WHAT YOU NEED TO DO - Every record must be transcribed in its entirety, apart from the images, which are to be omitted.

____ DATA FOR THE TASK

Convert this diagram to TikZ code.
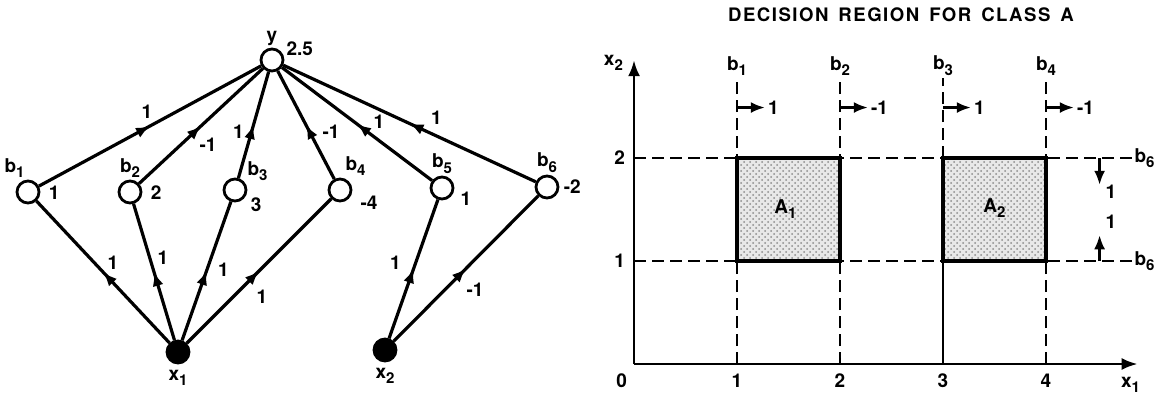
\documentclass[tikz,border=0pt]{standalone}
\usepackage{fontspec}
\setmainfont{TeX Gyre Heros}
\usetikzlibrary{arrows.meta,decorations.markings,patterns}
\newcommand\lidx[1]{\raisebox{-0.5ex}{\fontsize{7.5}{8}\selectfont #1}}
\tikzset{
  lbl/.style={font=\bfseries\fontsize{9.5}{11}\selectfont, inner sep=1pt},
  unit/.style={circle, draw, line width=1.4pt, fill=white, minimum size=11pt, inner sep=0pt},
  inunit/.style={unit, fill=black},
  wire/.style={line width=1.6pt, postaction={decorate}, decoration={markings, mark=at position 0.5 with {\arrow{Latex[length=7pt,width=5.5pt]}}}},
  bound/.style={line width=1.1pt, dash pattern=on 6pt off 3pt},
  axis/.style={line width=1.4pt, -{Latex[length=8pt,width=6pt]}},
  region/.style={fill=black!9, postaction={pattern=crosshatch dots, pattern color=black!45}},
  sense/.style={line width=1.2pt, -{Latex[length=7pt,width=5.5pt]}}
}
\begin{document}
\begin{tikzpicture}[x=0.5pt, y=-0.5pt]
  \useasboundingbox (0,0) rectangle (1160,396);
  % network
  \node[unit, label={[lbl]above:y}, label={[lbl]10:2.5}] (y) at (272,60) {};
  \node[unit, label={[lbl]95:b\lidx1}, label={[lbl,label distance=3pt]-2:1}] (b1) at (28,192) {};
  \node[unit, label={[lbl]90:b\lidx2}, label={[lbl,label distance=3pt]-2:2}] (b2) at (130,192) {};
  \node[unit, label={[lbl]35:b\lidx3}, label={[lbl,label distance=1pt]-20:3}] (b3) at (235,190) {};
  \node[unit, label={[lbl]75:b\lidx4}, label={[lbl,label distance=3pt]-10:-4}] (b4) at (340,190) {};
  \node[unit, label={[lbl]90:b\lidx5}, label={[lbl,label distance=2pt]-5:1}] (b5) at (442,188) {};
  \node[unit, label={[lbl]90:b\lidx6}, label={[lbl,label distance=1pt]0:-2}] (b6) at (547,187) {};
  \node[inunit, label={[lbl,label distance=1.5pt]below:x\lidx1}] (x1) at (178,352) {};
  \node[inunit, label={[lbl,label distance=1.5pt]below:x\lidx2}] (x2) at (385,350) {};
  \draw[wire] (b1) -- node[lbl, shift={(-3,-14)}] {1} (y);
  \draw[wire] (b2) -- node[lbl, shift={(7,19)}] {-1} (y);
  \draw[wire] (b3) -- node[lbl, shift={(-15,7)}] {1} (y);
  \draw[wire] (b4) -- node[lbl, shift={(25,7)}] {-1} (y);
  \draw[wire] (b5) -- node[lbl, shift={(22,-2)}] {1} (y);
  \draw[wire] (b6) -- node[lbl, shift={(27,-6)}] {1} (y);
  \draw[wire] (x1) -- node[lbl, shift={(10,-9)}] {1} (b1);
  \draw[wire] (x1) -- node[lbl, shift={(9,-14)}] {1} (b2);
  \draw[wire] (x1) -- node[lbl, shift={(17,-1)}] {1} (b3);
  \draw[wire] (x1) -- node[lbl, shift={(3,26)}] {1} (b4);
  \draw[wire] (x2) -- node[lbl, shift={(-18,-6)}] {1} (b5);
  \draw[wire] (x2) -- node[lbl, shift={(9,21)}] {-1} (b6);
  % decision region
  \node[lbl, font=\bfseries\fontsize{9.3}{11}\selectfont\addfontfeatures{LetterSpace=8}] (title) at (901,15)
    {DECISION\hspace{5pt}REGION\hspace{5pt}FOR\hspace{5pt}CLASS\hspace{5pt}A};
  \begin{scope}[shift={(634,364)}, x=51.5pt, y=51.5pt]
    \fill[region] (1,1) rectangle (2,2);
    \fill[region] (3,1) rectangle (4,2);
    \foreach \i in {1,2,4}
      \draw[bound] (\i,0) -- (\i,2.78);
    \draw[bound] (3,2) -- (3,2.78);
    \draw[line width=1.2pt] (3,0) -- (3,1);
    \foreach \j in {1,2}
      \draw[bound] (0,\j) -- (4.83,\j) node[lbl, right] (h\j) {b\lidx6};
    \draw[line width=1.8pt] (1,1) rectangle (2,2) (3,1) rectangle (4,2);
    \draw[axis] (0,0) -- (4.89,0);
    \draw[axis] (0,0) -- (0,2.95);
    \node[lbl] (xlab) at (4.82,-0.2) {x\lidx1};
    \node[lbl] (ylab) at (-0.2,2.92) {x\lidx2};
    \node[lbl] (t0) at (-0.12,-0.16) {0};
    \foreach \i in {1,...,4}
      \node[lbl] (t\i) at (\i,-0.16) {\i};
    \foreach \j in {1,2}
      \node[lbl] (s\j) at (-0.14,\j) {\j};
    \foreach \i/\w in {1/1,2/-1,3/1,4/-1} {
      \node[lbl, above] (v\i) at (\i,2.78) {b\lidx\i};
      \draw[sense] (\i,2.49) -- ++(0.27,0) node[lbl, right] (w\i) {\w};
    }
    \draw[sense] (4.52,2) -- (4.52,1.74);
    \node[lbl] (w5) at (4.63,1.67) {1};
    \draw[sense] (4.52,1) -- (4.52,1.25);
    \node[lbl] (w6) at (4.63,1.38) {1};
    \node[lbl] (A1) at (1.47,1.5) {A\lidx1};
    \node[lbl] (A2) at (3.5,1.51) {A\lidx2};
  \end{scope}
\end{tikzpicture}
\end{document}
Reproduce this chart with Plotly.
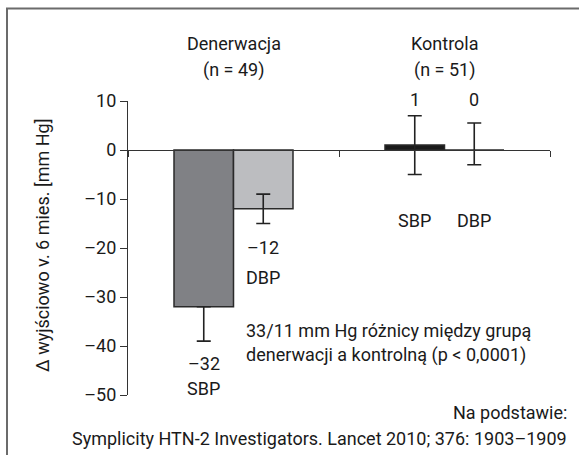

________

ANSWER TO THIS TASK -
Convert this diagram to TikZ code.
\documentclass[tikz,border=0pt]{standalone}
\usepackage{fontspec}
\setmainfont{TeX Gyre Heros}
\usetikzlibrary{arrows.meta,decorations.markings,patterns}
\newcommand\lidx[1]{\raisebox{-0.5ex}{\fontsize{7.5}{8}\selectfont #1}}
\tikzset{
  lbl/.style={font=\bfseries\fontsize{9.5}{11}\selectfont, inner sep=1pt},
  unit/.style={circle, draw, line width=1.4pt, fill=white, minimum size=11pt, inner sep=0pt},
  inunit/.style={unit, fill=black},
  wire/.style={line width=1.6pt, postaction={decorate}, decoration={markings, mark=at position 0.5 with {\arrow{Latex[length=7pt,width=5.5pt]}}}},
  bound/.style={line width=1.1pt, dash pattern=on 6pt off 3pt},
  axis/.style={line width=1.4pt, -{Latex[length=8pt,width=6pt]}},
  region/.style={fill=black!9, postaction={pattern=crosshatch dots, pattern color=black!45}},
  sense/.style={line width=1.2pt, -{Latex[length=7pt,width=5.5pt]}}
}
\begin{document}
\begin{tikzpicture}[x=0.5pt, y=-0.5pt]
  \useasboundingbox (0,0) rectangle (1160,396);
  % network
  \node[unit, label={[lbl]above:y}, label={[lbl]10:2.5}] (y) at (272,60) {};
  \node[unit, label={[lbl]95:b\lidx1}, label={[lbl,label distance=3pt]-2:1}] (b1) at (28,192) {};
  \node[unit, label={[lbl]90:b\lidx2}, label={[lbl,label distance=3pt]-2:2}] (b2) at (130,192) {};
  \node[unit, label={[lbl]35:b\lidx3}, label={[lbl,label distance=1pt]-20:3}] (b3) at (235,190) {};
  \node[unit, label={[lbl]75:b\lidx4}, label={[lbl,label distance=3pt]-10:-4}] (b4) at (340,190) {};
  \node[unit, label={[lbl]90:b\lidx5}, label={[lbl,label distance=2pt]-5:1}] (b5) at (442,188) {};
  \node[unit, label={[lbl]90:b\lidx6}, label={[lbl,label distance=1pt]0:-2}] (b6) at (547,187) {};
  \node[inunit, label={[lbl,label distance=1.5pt]below:x\lidx1}] (x1) at (178,352) {};
  \node[inunit, label={[lbl,label distance=1.5pt]below:x\lidx2}] (x2) at (385,350) {};
  \draw[wire] (b1) -- node[lbl, shift={(-3,-14)}] {1} (y);
  \draw[wire] (b2) -- node[lbl, shift={(7,19)}] {-1} (y);
  \draw[wire] (b3) -- node[lbl, shift={(-15,7)}] {1} (y);
  \draw[wire] (b4) -- node[lbl, shift={(25,7)}] {-1} (y);
  \draw[wire] (b5) -- node[lbl, shift={(22,-2)}] {1} (y);
  \draw[wire] (b6) -- node[lbl, shift={(27,-6)}] {1} (y);
  \draw[wire] (x1) -- node[lbl, shift={(10,-9)}] {1} (b1);
  \draw[wire] (x1) -- node[lbl, shift={(9,-14)}] {1} (b2);
  \draw[wire] (x1) -- node[lbl, shift={(17,-1)}] {1} (b3);
  \draw[wire] (x1) -- node[lbl, shift={(3,26)}] {1} (b4);
  \draw[wire] (x2) -- node[lbl, shift={(-18,-6)}] {1} (b5);
  \draw[wire] (x2) -- node[lbl, shift={(9,21)}] {-1} (b6);
  % decision region
  \node[lbl, font=\bfseries\fontsize{9.3}{11}\selectfont\addfontfeatures{LetterSpace=8}] (title) at (901,15)
    {DECISION\hspace{5pt}REGION\hspace{5pt}FOR\hspace{5pt}CLASS\hspace{5pt}A};
  \begin{scope}[shift={(634,364)}, x=51.5pt, y=51.5pt]
    \fill[region] (1,1) rectangle (2,2);
    \fill[region] (3,1) rectangle (4,2);
    \foreach \i in {1,2,4}
      \draw[bound] (\i,0) -- (\i,2.78);
    \draw[bound] (3,2) -- (3,2.78);
    \draw[line width=1.2pt] (3,0) -- (3,1);
    \foreach \j in {1,2}
      \draw[bound] (0,\j) -- (4.83,\j) node[lbl, right] (h\j) {b\lidx6};
    \draw[line width=1.8pt] (1,1) rectangle (2,2) (3,1) rectangle (4,2);
    \draw[axis] (0,0) -- (4.89,0);
    \draw[axis] (0,0) -- (0,2.95);
    \node[lbl] (xlab) at (4.82,-0.2) {x\lidx1};
    \node[lbl] (ylab) at (-0.2,2.92) {x\lidx2};
    \node[lbl] (t0) at (-0.12,-0.16) {0};
    \foreach \i in {1,...,4}
      \node[lbl] (t\i) at (\i,-0.16) {\i};
    \foreach \j in {1,2}
      \node[lbl] (s\j) at (-0.14,\j) {\j};
    \foreach \i/\w in {1/1,2/-1,3/1,4/-1} {
      \node[lbl, above] (v\i) at (\i,2.78) {b\lidx\i};
      \draw[sense] (\i,2.49) -- ++(0.27,0) node[lbl, right] (w\i) {\w};
    }
    \draw[sense] (4.52,2) -- (4.52,1.74);
    \node[lbl] (w5) at (4.63,1.67) {1};
    \draw[sense] (4.52,1) -- (4.52,1.25);
    \node[lbl] (w6) at (4.63,1.38) {1};
    \node[lbl] (A1) at (1.47,1.5) {A\lidx1};
    \node[lbl] (A2) at (3.5,1.51) {A\lidx2};
  \end{scope}
\end{tikzpicture}
\end{document}
Reproduce this chart with Plotly.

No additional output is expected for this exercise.